Sorry, all! Moving…happened. Aggressively. A lot.
While I was at Otakon I got a chance to see some neat things, including a screening of the Hiroshima-focused In This Corner of the World. I’ve got write-ups for you all on my overall experience and on the film specifically (feelings were had).
[Editorial] Otakon Convention Report
This marks my second-ever convention visit, and the first that was both as huge and anime-focused as Otakon. My feet still hurt. It was a great time, but what I came away with was a profound sense of the gap between the fan and professional elements.
Walking around the con was an amazing experience—I saw cosplayers of all body types, races, and gender expressions (and in three days, only heard one person being kind of an asshole about it), overheard meet-ups the con had made possible, and was generally super impressed with the positive atmosphere helpfully facilitated by the size of the new convention center. Artist’s Alley also wound up being way more appealing than the Dealer’s Room; it was great to be able to support talented, passionate artists on an individual scale, even if the whole affair is arguably of dubious legality.

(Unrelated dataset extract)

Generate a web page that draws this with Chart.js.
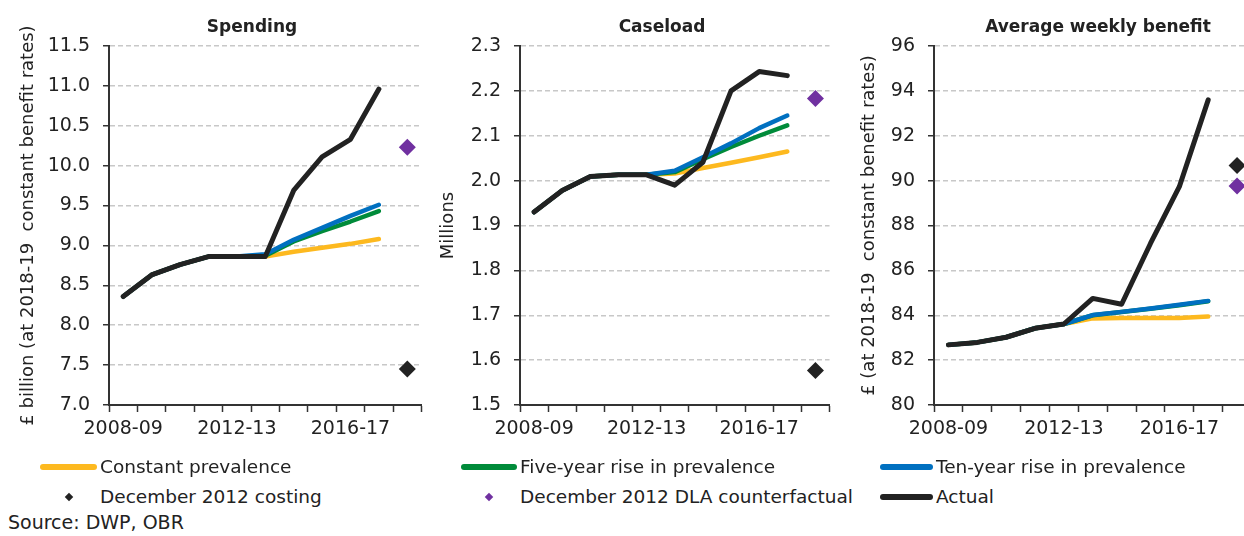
<!DOCTYPE html>
<html>
<head>
<meta charset="utf-8">
<script src="https://cdn.jsdelivr.net/npm/chart.js@4/dist/chart.umd.min.js"></script>
<style>
  html, body { margin:0; padding:0; background:#fff; width:1244px; height:536px; overflow:hidden; }
  body { position:relative; font-family: "DejaVu Sans", sans-serif; color:#222; }
  .cv { position:absolute; top:0; }
  .ptitle { position:absolute; top:16px; font-size:17px; font-weight:700; transform:translateX(-50%); white-space:nowrap; color:#222; }
  .leg { position:absolute; font-size:18.5px; white-space:nowrap; line-height:22px; }
  .leg .ln { position:absolute; top:8px; height:6px; border-radius:3px; }
  .leg .dm { position:absolute; top:8px; width:6px; height:6px; transform:rotate(45deg); }
  .src { position:absolute; left:8px; top:511px; font-size:19px; line-height:22px; }
</style>
</head>
<body>
<canvas id="c1" class="cv" style="left:0px" width="430" height="460"></canvas>
<canvas id="c2" class="cv" style="left:412px" width="426" height="460"></canvas>
<canvas id="c3" class="cv" style="left:830px" width="430" height="460"></canvas>

<div class="ptitle" style="left:252px">Spending</div>
<div class="ptitle" style="left:662px">Caseload</div>
<div class="ptitle" style="left:1098px">Average weekly benefit</div>

<div class="leg" style="left:40px;top:456px"><span class="ln" style="left:0;width:57px;background:#FDB91F"></span><span style="margin-left:60px">Constant prevalence</span></div>
<div class="leg" style="left:461px;top:456px"><span class="ln" style="left:0;width:56px;background:#008B3A"></span><span style="margin-left:59px">Five-year rise in prevalence</span></div>
<div class="leg" style="left:880px;top:456px"><span class="ln" style="left:0;width:53px;background:#0070C0"></span><span style="margin-left:56px">Ten-year rise in prevalence</span></div>
<div class="leg" style="left:40px;top:486px"><span class="dm" style="left:26px;background:#222"></span><span style="margin-left:60px">December 2012 costing</span></div>
<div class="leg" style="left:461px;top:486px"><span class="dm" style="left:25px;background:#7030A0"></span><span style="margin-left:59px">December 2012 DLA counterfactual</span></div>
<div class="leg" style="left:880px;top:486px"><span class="ln" style="left:0;width:53px;background:#222"></span><span style="margin-left:56px">Actual</span></div>
<div class="src">Source: DWP, OBR</div>

<script>
// ---- Data ----
const categories = ['2008-09','2009-10','2010-11','2011-12','2012-13','2013-14','2014-15','2015-16','2016-17','2017-18','2018-19'];
const tickLabelIdx = [0, 4, 8];

// Spending (£ billion)
const spendConstant = [8.36, 8.63, 8.76, 8.86, 8.86, 8.86, 8.92, 8.97, 9.02, 9.08, null];
const spendFive     = [8.36, 8.63, 8.76, 8.86, 8.86, 8.87, 9.05, 9.18, 9.30, 9.43, null];
const spendTen      = [8.36, 8.63, 8.76, 8.86, 8.86, 8.89, 9.07, 9.22, 9.37, 9.51, null];
const spendActual   = [8.36, 8.63, 8.76, 8.86, 8.86, 8.86, 9.69, 10.11, 10.33, 10.96, null];
const spendCosting  = [null, null, null, null, null, null, null, null, null, null, 7.45];
const spendCounter  = [null, null, null, null, null, null, null, null, null, null, 10.23];

// Caseload (millions)
const caseConstant = [1.93, 1.978, 2.009, 2.013, 2.013, 2.016, 2.028, 2.040, 2.052, 2.065, null];
const caseFive     = [1.93, 1.978, 2.009, 2.013, 2.013, 2.019, 2.048, 2.075, 2.100, 2.123, null];
const caseTen      = [1.93, 1.978, 2.009, 2.013, 2.013, 2.022, 2.052, 2.083, 2.117, 2.145, null];
const caseActual   = [1.93, 1.978, 2.009, 2.013, 2.013, 1.990, 2.041, 2.200, 2.243, 2.234, null];
const caseCosting  = [null, null, null, null, null, null, null, null, null, null, 1.577];
const caseCounter  = [null, null, null, null, null, null, null, null, null, null, 2.183];

// Average weekly benefit (£)
const awbConstant = [82.68, 82.79, 83.02, 83.42, 83.61, 83.86, 83.88, 83.88, 83.88, 83.94, null];
const awbFive     = [82.68, 82.79, 83.02, 83.42, 83.61, 84.00, 84.14, 84.29, 84.45, 84.62, null];
const awbTen      = [82.68, 82.79, 83.02, 83.42, 83.61, 84.01, 84.15, 84.30, 84.47, 84.64, null];
const awbActual   = [82.68, 82.79, 83.02, 83.42, 83.61, 84.75, 84.49, 87.20, 89.73, 93.60, null];
const awbCosting  = [null, null, null, null, null, null, null, null, null, null, 90.67];
const awbCounter  = [null, null, null, null, null, null, null, null, null, null, 89.76];

// ---- Styles ----
const COL = { constant:'#FDB91F', five:'#008B3A', ten:'#0070C0', actual:'#222222', costing:'#222222', counter:'#7030A0' };
const FONT = '"DejaVu Sans", sans-serif';

function lineDs(label, data, color, w, order) {
  return { type:'line', label, data, order, borderColor:color, backgroundColor:color, borderWidth:w,
           pointRadius:0, pointHoverRadius:0, tension:0, spanGaps:false, fill:false,
           borderCapStyle:'round', borderJoinStyle:'round' };
}
function pointDs(label, data, color, order) {
  return { type:'line', label, data, order, showLine:false, borderColor:color, backgroundColor:color,
           pointStyle:'rectRot', pointRadius:8.5, pointBorderWidth:0, pointHoverRadius:8.5 };
}

function makeChart(id, sets, yMin, yMax, yStep, decimals, yTitle, yAxisWidth, titlePad, rightPad) {
  const ctx = document.getElementById(id);
  return new Chart(ctx, {
    data: {
      labels: categories,
      datasets: [
        lineDs('Constant prevalence', sets[0], COL.constant, 4.5, 5),
        lineDs('Five-year rise in prevalence', sets[1], COL.five, 4.5, 4),
        lineDs('Ten-year rise in prevalence', sets[2], COL.ten, 4.5, 3),
        lineDs('Actual', sets[3], COL.actual, 5, 2),
        pointDs('December 2012 costing', sets[4], COL.costing, 1),
        pointDs('December 2012 DLA counterfactual', sets[5], COL.counter, 0)
      ]
    },
    options: {
      responsive:false, animation:false, clip:false,
      layout: { padding: { top:46, right:rightPad, left:0, bottom:0 } },
      plugins: { legend:{display:false}, tooltip:{enabled:false}, title:{display:false} },
      scales: {
        x: {
          type:'category', offset:true,
          grid: { offset:true, drawOnChartArea:false, drawTicks:true, tickLength:7, tickColor:'#333', tickWidth:1.5 },
          border: { display:true, color:'#333', width:2 },
          ticks: { autoSkip:false, maxRotation:0, minRotation:0, padding:6, color:'#222',
                   font:{ family:FONT, size:19 },
                   callback: function(v, i) { return tickLabelIdx.includes(i) ? categories[i] : ''; } },
          afterFit: function(s) { s.height = 55; }
        },
        y: {
          min:yMin, max:yMax,
          grid: { color:'#C8C8C8', lineWidth:1.5, drawTicks:true, tickLength:6, tickColor:'#333', tickWidth:1.5, tickBorderDash:[] },
          border: { display:true, color:'#333', width:2, dash:[5,3] },
          ticks: { stepSize:yStep, padding:13, color:'#222', font:{ family:FONT, size:19 },
                   callback: function(v) { return Number(v).toFixed(decimals); } },
          title: { display:true, text:yTitle, color:'#222', font:{ family:FONT, size:18 }, padding:{ top:titlePad, bottom:0 } },
          afterFit: function(s) { s.width = yAxisWidth; }
        }
      }
    }
  });
}

makeChart('c1', [spendConstant, spendFive, spendTen, spendActual, spendCosting, spendCounter],
  7, 11.5, 0.5, 1, '£ billion (at 2018-19  constant benefit rates)', 109, 18, 5);
makeChart('c2', [caseConstant, caseFive, caseTen, caseActual, caseCosting, caseCounter],
  1.5, 2.3, 0.1, 1, 'Millions', 108, 26, 4);
makeChart('c3', [awbConstant, awbFive, awbTen, awbActual, awbCosting, awbCounter],
  80, 96, 2, 0, '£ (at 2018-19  constant benefit rates)', 104, 29, 6);
</script>
</body>
</html>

[Review] In This Corner of the World
I came away from In This Corner of the World feeling like something of a monster—while a good chunk of the team was shaken or in tears, I was contemplating its film techniques and also possibly dinner. I very much enjoyed the film, mind. But it’s a quiet, melancholy affair. While Grave of the Fireflies and Barefoot Gen struck me as raw, angry expressions of their authors’ experiences, In This Corner of the World engages more cerebrally (despite having some harrowing brutality on par with those films).
The separation is somewhat natural—Akiyuki Nosaka (Fireflies) and Keiji Nakazawa (Gen) were both survivors dramatizing their firsthand experience (and Nakazawa turned an extremely critical eye on the government), while manga artist Kōno wasn’t born until 1968. That absolutely doesn’t preclude her from writing about the war or the atrocities suffered by her hometown of Hiroshima, but time inevitably means distance, and the produced works will serve different purposes.